### TASK DIRECTIONS
Set down the data below from its first line to the line holding "import * as", inclusive; omit all pictures.

### COLLECTED DATA

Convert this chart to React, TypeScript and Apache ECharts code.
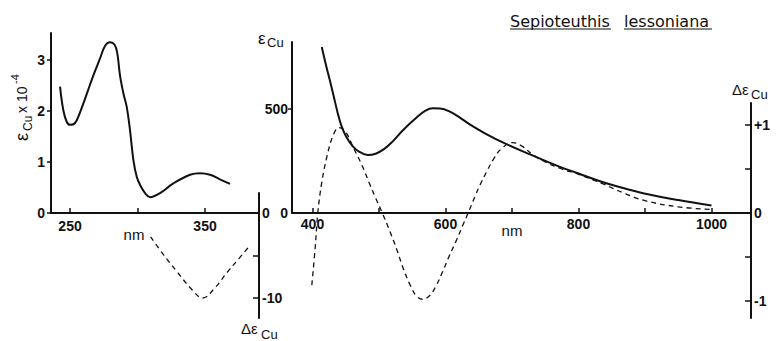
import React, { useEffect, useRef } from "react";
import * as echarts from "echarts";

// ---- Data ----
// Left panel: UV absorption (epsilon_Cu x 10^-4)
const leftAbsNm = [242.6, 245, 247.5, 250, 252.5, 255, 259.9, 263, 267.3, 272.2, 276, 279.5, 283, 285, 287, 289.5, 292, 294.4, 296.9, 299.4, 301.9, 305.6, 309.3, 316.7, 326.5, 338.9, 346.3, 353.7, 361, 368.5];
const leftAbsVal = [2.48, 2.02, 1.79, 1.73, 1.74, 1.82, 2.15, 2.38, 2.70, 3.03, 3.28, 3.35, 3.30, 3.13, 2.70, 2.35, 2.08, 1.63, 1.04, 0.71, 0.55, 0.39, 0.31, 0.39, 0.58, 0.75, 0.78, 0.75, 0.66, 0.57];
// Left panel: CD (delta epsilon)
const leftCdNm = [309.5, 319, 329, 340, 348, 357, 366, 374, 382];
const leftCdVal = [-2.8, -4.9, -6.9, -9.0, -10.0, -8.8, -7.0, -5.5, -4.0];
// Right panel: visible absorption (epsilon_Cu)
const rightAbsNm = [414, 420, 426, 432, 438, 444, 451, 460, 470, 483, 495, 508, 520, 536, 557, 570, 581, 592, 605, 620, 637, 660, 687, 727, 772, 800, 837, 870, 897, 950, 1000];
const rightAbsVal = [798, 715, 639, 560, 480, 415, 365, 323, 295, 279, 285, 308, 342, 398, 460, 492, 503, 502, 490, 462, 425, 382, 338, 282, 222, 190, 148, 118, 95, 62, 36];
// Right panel: CD (delta epsilon)
const rightCdNm = [399, 404, 408, 414, 422, 431, 440, 450, 461, 474, 486, 495, 505, 516, 527, 537, 547, 556, 566, 576, 585, 595, 605, 617, 626, 634, 645, 652, 662, 672, 684, 701, 715, 730, 750, 775, 800, 837, 870, 900, 950, 1000];
const rightCdVal = [-0.82, -0.4, 0, 0.35, 0.65, 0.88, 0.97, 0.92, 0.75, 0.55, 0.33, 0.17, 0, -0.2, -0.42, -0.64, -0.82, -0.94, -0.98, -0.94, -0.84, -0.68, -0.5, -0.3, -0.14, 0, 0.2, 0.32, 0.47, 0.61, 0.73, 0.8, 0.76, 0.67, 0.58, 0.5, 0.44, 0.33, 0.22, 0.14, 0.07, 0.04];

// Ticks / labels
const leftXTicks = [250, 300, 350];
const leftXLabels = [250, 350];
const leftYTicks = [0, 1, 2, 3];
const leftCdTicks = [-5, -10];
const leftCdLabels = [0, -10];
const rightXTicks = [400, 500, 600, 700, 800, 900, 1000];
const rightXLabels = [400, 600, 800, 1000];
const rightYTicks = [500];
const rightYLabels = [0, 500];
const rightCdTicks = [-1, -0.5, 0.5, 1];
const rightCdLabels = [-1, 0, 1];

const zip = (a: number[], b: number[]) => a.map((v, i) => [v, b[i]]);

const NUM_FONT = "'Liberation Sans', Arial, sans-serif";
const NAME_FONT = "'Liberation Sans', Arial, sans-serif";
const INK = "#111";

export default function App() {
  const ref = useRef<HTMLDivElement>(null);
  useEffect(() => {
    if (!ref.current) return;
    const chart = echarts.init(ref.current, undefined, { renderer: "svg" });
    const axisLine = { show: true, onZero: false, lineStyle: { color: INK, width: 2 } };
    const numLabel = { fontFamily: NUM_FONT, fontWeight: "bold" as const, fontSize: 14, color: INK };
    const plain = (v: number) => String(v);
    const hiddenX = (gridIndex: number, min: number, max: number) => ({
      type: "value", gridIndex, min, max, show: false,
    });
    const solid = { color: INK, width: 2 };
    const dashed = { color: INK, width: 1.3, type: [5, 4] as number[] };
    const txt = (x: number, y: number, text: string, size: number, extra: any = {}) => ({
      type: "text", x, y,
      style: { text, fontSize: size, fontFamily: NAME_FONT, fill: INK, ...extra },
    });

    chart.setOption({
      animation: false,
      backgroundColor: "#fff",
      grid: [
        { left: 51, top: 33, width: 207.5, height: 180 },
        { left: 51, top: 193, width: 208, height: 125 },
        { left: 292, top: 42, width: 459, height: 171 },
        { left: 292, top: 103, width: 459, height: 215 },
      ],
      xAxis: [
        {
          type: "value", gridIndex: 0, min: 235.9, max: 389.6,
          axisLine,
          splitLine: { show: false },
          axisTick: { inside: true, length: 5, customValues: leftXTicks, lineStyle: { color: INK, width: 1.5 } },
          axisLabel: { ...numLabel, margin: 6, customValues: leftXLabels, formatter: plain },
        },
        hiddenX(1, 235.9, 389.6),
        {
          type: "value", gridIndex: 2, min: 369.2, max: 1059.4,
          axisLine,
          splitLine: { show: false },
          axisTick: { inside: true, length: 5, customValues: rightXTicks, lineStyle: { color: INK, width: 1.5 } },
          axisLabel: { ...numLabel, margin: 4, customValues: rightXLabels, formatter: plain },
        },
        hiddenX(3, 369.2, 1059.4),
      ],
      yAxis: [
        {
          type: "value", gridIndex: 0, min: 0, max: 3.53,
          axisLine,
          splitLine: { show: false },
          axisTick: { show: true, length: 4, customValues: leftYTicks, lineStyle: { color: INK, width: 1.5 } },
          axisLabel: { ...numLabel, margin: 6, customValues: leftYTicks, formatter: plain },
        },
        {
          type: "value", gridIndex: 1, position: "right", min: -12.35, max: 2.35,
          axisLine,
          splitLine: { show: false },
          axisTick: { show: true, inside: true, length: 6, customValues: leftCdTicks, lineStyle: { color: INK, width: 1.5 } },
          axisLabel: { ...numLabel, margin: 3, customValues: leftCdLabels, formatter: plain },
        },
        {
          type: "value", gridIndex: 2, min: 0, max: 822,
          axisLine,
          splitLine: { show: false },
          axisTick: { show: true, length: 4, customValues: rightYTicks, lineStyle: { color: INK, width: 1.5 } },
          axisLabel: { ...numLabel, margin: 4, customValues: rightYLabels, formatter: plain },
        },
        {
          type: "value", gridIndex: 3, position: "right", min: -1.193, max: 1.25,
          axisLine,
          splitLine: { show: false },
          axisTick: { show: true, inside: true, length: 6, customValues: rightCdTicks, lineStyle: { color: INK, width: 1.5 } },
          axisLabel: {
            ...numLabel, margin: 3, customValues: rightCdLabels,
            formatter: (v: number) => (v > 0 ? "+" + v : String(v)),
          },
        },
      ],
      series: [
        { type: "line", xAxisIndex: 0, yAxisIndex: 0, data: zip(leftAbsNm, leftAbsVal), smooth: 0.4, symbol: "none", lineStyle: solid },
        { type: "line", xAxisIndex: 1, yAxisIndex: 1, data: zip(leftCdNm, leftCdVal), smooth: 0.4, symbol: "none", lineStyle: dashed },
        { type: "line", xAxisIndex: 2, yAxisIndex: 2, data: zip(rightAbsNm, rightAbsVal), smooth: 0.4, symbol: "none", lineStyle: solid },
        { type: "line", xAxisIndex: 3, yAxisIndex: 3, data: zip(rightCdNm, rightCdVal), smooth: 0.4, symbol: "none", lineStyle: dashed },
      ],
      graphic: [
        // rotated left axis name: ε_Cu x 10^-4
        {
          type: "group", x: 22, y: 141, rotation: Math.PI / 2,
          children: [
            { type: "text", x: 0, y: 0, style: { text: "ε", fontSize: 18, fontFamily: NAME_FONT, fill: INK, verticalAlign: "middle" } },
            { type: "text", x: 10, y: 6, style: { text: "Cu", fontSize: 12, fontFamily: NAME_FONT, fill: INK, verticalAlign: "middle" } },
            { type: "text", x: 28, y: 0, style: { text: "x 10", fontSize: 14, fontFamily: NAME_FONT, fill: INK, verticalAlign: "middle" } },
            { type: "text", x: 57, y: -7, style: { text: "-4", fontSize: 11, fontFamily: NAME_FONT, fill: INK, verticalAlign: "middle" } },
          ],
        },
        // right abs axis name
        txt(258, 30, "ε", 17),
        txt(267, 36, "Cu", 13),
        // left CD axis name
        txt(241, 321, "Δε", 15),
        txt(261, 328, "Cu", 13),
        // right CD axis name
        txt(732, 82, "Δε", 15),
        txt(751, 88, "Cu", 13),
        // nm labels
        txt(134, 234, "nm", 15, { align: "center", verticalAlign: "middle" }),
        txt(512, 230, "nm", 15, { align: "center", verticalAlign: "middle" }),
        // title
        txt(510, 13, "Sepioteuthis", 16, { fontFamily: "'DejaVu Sans', sans-serif" }),
        txt(624, 13, "lessoniana", 16, { fontFamily: "'DejaVu Sans', sans-serif" }),
        { type: "line", shape: { x1: 510, y1: 29, x2: 611, y2: 29 }, style: { stroke: INK, lineWidth: 1.2 } },
        { type: "line", shape: { x1: 624, y1: 29, x2: 712, y2: 29 }, style: { stroke: INK, lineWidth: 1.2 } },
      ],
    });
    return () => chart.dispose();
  }, []);
  return (
    <div
      ref={ref}
      style={{ position: "fixed", left: 0, top: 0, width: 776, height: 341, background: "#fff" }}
    />
  );
}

### WRITTEN SOLUTION
Convert this chart to React, TypeScript and Apache ECharts code.
import React, { useEffect, useRef } from "react";
import * as echarts from "echarts";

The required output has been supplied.